WHAT IS ASKED:
In the records that follow, show each line where the word "chart" is present.

INPUT MATERIAL:
================================
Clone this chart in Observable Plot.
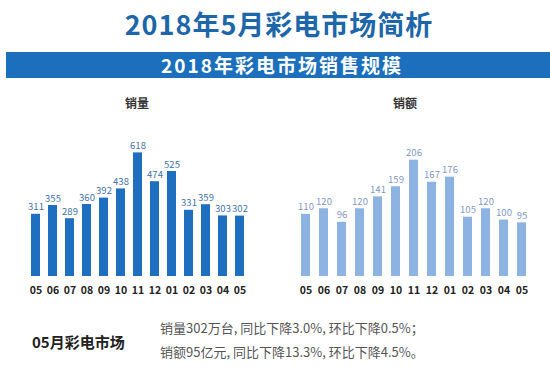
<!DOCTYPE html>
<html>
<head>
<meta charset="utf-8">
<script src="https://cdn.jsdelivr.net/npm/d3@7"></script>
<script src="https://cdn.jsdelivr.net/npm/@observablehq/plot@0.6"></script>
<style>
  html, body { margin: 0; padding: 0; background: #fff; }
  body { font-family: "Noto Sans CJK SC", "Noto Sans", sans-serif; }
  #root { position: relative; width: 550px; height: 367px; overflow: hidden; background: #fff; }
  .abs { position: absolute; white-space: nowrap; }
  #title { left: 0; width: 550px; top: 7px; text-align: center; font-size: 27px; font-weight: bold; color: #1d66aa; letter-spacing: 1px; line-height: 34px; padding-left: 8px; box-sizing: border-box; }
  #banner { left: 6px; width: 544px; top: 52px; height: 26px; background: #1c6fbc; color: #fff; font-weight: bold; font-size: 19px; letter-spacing: 2px; line-height: 26px; text-align: center; padding-left: 8px; box-sizing: border-box; }
  .sub { top: 94px; font-size: 12px; font-weight: bold; color: #333; transform: translateX(-50%); line-height: 18px; }
  #plotL { left: 0; top: 90px; }
  #plotR { left: 275px; top: 90px; }
  #noteHead { left: 32px; top: 331px; font-size: 15px; font-weight: bold; color: #222; line-height: 22px; }
  .note { left: 160px; font-size: 13px; color: #555; line-height: 18px; }
</style>
</head>
<body>
<div id="root">
  <div id="title" class="abs">2018年5月彩电市场简析</div>
  <div id="banner" class="abs">2018年彩电市场销售规模</div>
  <div class="abs sub" style="left:137px">销量</div>
  <div class="abs sub" style="left:405px">销额</div>
  <div id="plotL" class="abs"></div>
  <div id="plotR" class="abs"></div>
  <div id="noteHead" class="abs">05月彩电市场</div>
  <div class="abs note" style="top:319px">销量302万台, 同比下降3.0%, 环比下降0.5%；</div>
  <div class="abs note" style="top:343px">销额95亿元, 同比下降13.3%, 环比下降4.5%。</div>
</div>
<script>
const months = ["05","06","07","08","09","10","11","12","01","02","03","04","05"];
const volume = [311, 355, 289, 360, 392, 438, 618, 474, 525, 331, 359, 303, 302];
const revenue = [110, 120, 96, 120, 141, 159, 206, 167, 176, 105, 120, 100, 95];

const keys = months.map((m, i) => i);

function chart(values, opts) {
  const data = values.map((v, i) => ({k: i, m: months[i], v}));
  return Plot.plot({
    width: 275,
    height: 215,
    marginTop: 46,
    marginBottom: 29,
    marginLeft: 0,
    marginRight: 0,
    style: {fontFamily: '"Noto Sans CJK SC", "Noto Sans", sans-serif', background: "transparent", overflow: "visible"},
    x: {type: "band", domain: keys, range: opts.range, paddingInner: opts.pad, paddingOuter: 0.5, axis: null},
    y: {domain: [0, opts.ymax], range: [186, 46], axis: null},
    marks: [
      Plot.barY(data, {x: "k", y: "v", fill: opts.fill}),
      Plot.text(data, {x: "k", y: "v", text: d => String(d.v), dy: -7, fill: opts.labelFill, fontSize: 9.5}),
      Plot.axisX(keys, {tickSize: 0, tickPadding: 10, tickFormat: i => months[i], fontSize: 10.5, fontWeight: "bold", fill: "#222", label: null})
    ]
  });
}

document.getElementById("plotL").appendChild(chart(volume, {range: [17.1, 258.4], pad: 0.5, ymax: 700, fill: "#1f6fc0", labelFill: "#3f74a8"}));
document.getElementById("plotR").appendChild(chart(revenue, {range: [11.1, 264.9], pad: 0.52, ymax: 248, fill: "#8db3e2", labelFill: "#7f98c4"}));
</script>
</body>
</html>
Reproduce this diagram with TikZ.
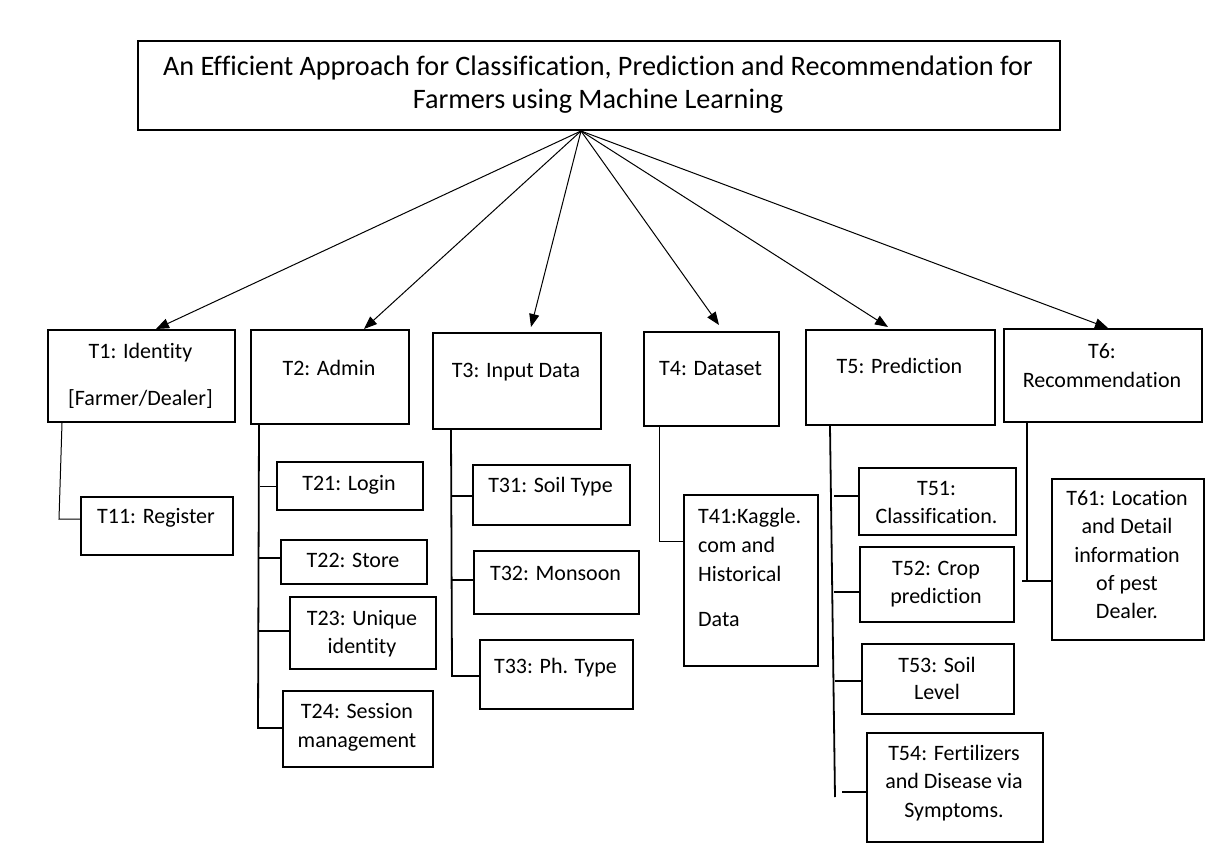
\documentclass[tikz,border=0pt]{standalone}
\usepackage{fontspec}
\setmainfont{Carlito}[Ligatures=NoCommon]
\usetikzlibrary{arrows.meta,calc}
\begin{document}
\begin{tikzpicture}[x=1pt,y=-1pt,
  box/.style={draw,line width=2pt,inner sep=0pt,anchor=north west},
  txt/.style={inner sep=0pt,anchor=base,font=\fontsize{22}{28.5}\selectfont},
  ttl/.style={inner sep=0pt,anchor=base,font=\fontsize{28.2}{34}\selectfont},
  conn/.style={line width=1.8pt},
  thinconn/.style={line width=1pt},
  arr/.style={line width=1pt,-{Triangle[length=13pt,width=10pt]}}]
\useasboundingbox (0,0) rectangle (1211,845);
% title
\node[box,minimum width=922pt,minimum height=89pt] (title) at (137,40) {};
\node[ttl] (ttl1) at (598,76) {An Efficient Approach for Classification, Prediction and Recommendation for};
\node[ttl] (ttl2) at (598,109) {Farmers using Machine Learning};
% level 1 boxes
\node[box,minimum width=187pt,minimum height=92pt] (t1) at (47,329) {};
\node[box,minimum width=158pt,minimum height=94pt] (t2) at (250,329) {};
\node[box,minimum width=168pt,minimum height=96pt] (t3) at (432,332) {};
\node[box,minimum width=135pt,minimum height=94pt] (t4) at (643,331) {};
\node[box,minimum width=189pt,minimum height=95pt] (t5) at (805,329) {};
\node[box,minimum width=198pt,minimum height=93pt] (t6) at (1003,328) {};
\node[txt] (t1a) at (140.5,359) {T1: Identity};
\node[txt] (t1b) at (140.5,405) {[Farmer/Dealer]};
\node[txt] (t2a) at (329,375) {T2: Admin};
\node[txt] (t3a) at (516,377) {T3: Input Data};
\node[txt] (t4a) at (710.5,375) {T4: Dataset};
\node[txt] (t5a) at (899.5,373) {T5: Prediction};
\node[txt] (t6a) at (1102,358) {T6:};
\node[txt] (t6b) at (1102,387) {Recommendation};
% arrows
\coordinate (apex) at ([xshift=-18pt]title.south);
\draw[arr] (apex) -- ([xshift=14.5pt]t1.north);
\draw[arr] (apex) -- ([xshift=34pt]t2.north);
\draw[arr] (apex) -- ([xshift=14pt,yshift=5pt]t3.north);
\draw[arr] (apex) -- ([xshift=7.5pt,yshift=6pt]t4.north);
\draw[arr] (apex) -- ([xshift=-12.5pt,yshift=2pt]t5.north);
\draw[arr] (apex) -- ([xshift=5pt]t6.north);
% T1 children
\node[box,minimum width=152pt,minimum height=58pt] (t11) at (80,496) {};
\node[txt] (t11a) at (156,523) {T11: Register};
\coordinate (c1) at (59,519);
\draw[thinconn] ([xshift=15pt]t1.south west) -- (c1) -- (c1 -| t11.west);
% T2 children
\node[box,minimum width=146pt,minimum height=48pt] (t21) at (276,461) {};
\node[box,minimum width=146pt,minimum height=44pt] (t22) at (280,539) {};
\node[box,minimum width=146pt,minimum height=72pt] (t23) at (289,596) {};
\node[box,minimum width=150pt,minimum height=76pt] (t24) at (282,690) {};
\node[txt] (t21a) at (349,490) {T21: Login};
\node[txt] (t22a) at (353,567) {T22: Store};
\node[txt] (t23a) at (362,625) {T23: Unique};
\node[txt] (t23b) at (362,653) {identity};
\node[txt] (t24a) at (357,718) {T24: Session};
\node[txt] (t24b) at (357,747) {management};
\coordinate (c2) at (258,728);
\draw[conn] ([xshift=9pt]t2.south west) -- (c2) -- (c2 -| t24.west);
\coordinate (b21) at (260,486);
\draw[thinconn] (b21) -- (t21.west);
\coordinate (b22) at (258,558);
\draw[conn] (b22) -- (b22 -| t22.west);
\coordinate (b23) at (258,631);
\draw[conn] (b23) -- (b23 -| t23.west);
% T3 children
\node[box,minimum width=157pt,minimum height=60pt] (t31) at (472,464) {};
\node[box,minimum width=165pt,minimum height=63pt] (t32) at (473,550) {};
\node[box,minimum width=153pt,minimum height=69pt] (t33) at (479,639) {};
\node[txt] (t31a) at (550.5,492) {T31: Soil Type};
\node[txt] (t32a) at (555.5,580) {T32: Monsoon};
\node[txt] (t33a) at (555.5,673) {T33: Ph. Type};
\coordinate (c3) at (452,676);
\draw[conn] ([xshift=19pt]t3.south west) -- (c3) -- (c3 -| t33.west);
\coordinate (b31) at (451,496);
\draw[conn] (b31) -- (b31 -| t31.west);
\coordinate (b32) at (451,580);
\draw[conn] (b32) -- (b32 -| t32.west);
% T4 children
\node[box,minimum width=134pt,minimum height=171pt] (t41) at (683,494) {};
\node[txt,anchor=base west] (t41a) at (698,523) {T41:Kaggle.};
\node[txt,anchor=base west] (t41b) at (698,552) {com and};
\node[txt,anchor=base west] (t41c) at (698,581) {Historical};
\node[txt,anchor=base west] (t41d) at (698,626) {Data};
\coordinate (c4) at (659,541);
\draw[thinconn] ([xshift=16pt]t4.south west) -- (c4) -- (c4 -| t41.west);
% T5 children
\node[box,minimum width=157pt,minimum height=67pt] (t51) at (858,467) {};
\node[box,minimum width=154pt,minimum height=75pt] (t52) at (859,546) {};
\node[box,minimum width=152pt,minimum height=70pt] (t53) at (861,643) {};
\node[box,minimum width=176pt,minimum height=109pt] (t54) at (866,732) {};
\node[txt] (t51a) at (936.5,495) {T51:};
\node[txt] (t51b) at (936.5,523) {Classification.};
\node[txt] (t52a) at (936,575) {T52: Crop};
\node[txt] (t52b) at (936,603) {prediction};
\node[txt] (t53a) at (937,672) {T53: Soil};
\node[txt] (t53b) at (937,699) {Level};
\node[txt] (t54a) at (954,760) {T54: Fertilizers};
\node[txt] (t54b) at (954,788) {and Disease via};
\node[txt] (t54c) at (954,817) {Symptoms.};
\coordinate (c5) at (835,797);
\draw[conn] ([xshift=25pt]t5.south west) -- (c5);
\coordinate (b51) at (834,496);
\draw[conn] (b51) -- (b51 -| t51.west);
\coordinate (b52) at (834,592);
\draw[conn] (b52) -- (b52 -| t52.west);
\coordinate (b53) at (835,681);
\draw[conn] (b53) -- (b53 -| t53.west);
\coordinate (b54) at (842,792);
\draw[conn] (b54) -- (b54 -| t54.west);
% T6 children
\node[box,minimum width=152pt,minimum height=161pt] (t61) at (1051,478) {};
\node[txt] (t61a) at (1127,505) {T61: Location};
\node[txt] (t61b) at (1127,533) {and Detail};
\node[txt] (t61c) at (1127,562) {information};
\node[txt] (t61d) at (1127,590) {of pest};
\node[txt] (t61e) at (1127,618) {Dealer.};
\coordinate (c6) at (1027,581);
\draw[conn] ([xshift=24pt]t6.south west) -- (c6);
\draw[conn] ([xshift=-5pt]c6) -- (c6 -| t61.west);
\end{tikzpicture}
\end{document}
================================
WRITTEN REPLY:
Clone this chart in Observable Plot.
function chart(values, opts) {
document.getElementById("plotL").appendChild(chart(volume, {range: [17.1, 258.4], pad: 0.5, ymax: 700, fill: "#1f6fc0", labelFill: "#3f74a8"}));
document.getElementById("plotR").appendChild(chart(revenue, {range: [11.1, 264.9], pad: 0.52, ymax: 248, fill: "#8db3e2", labelFill: "#7f98c4"}));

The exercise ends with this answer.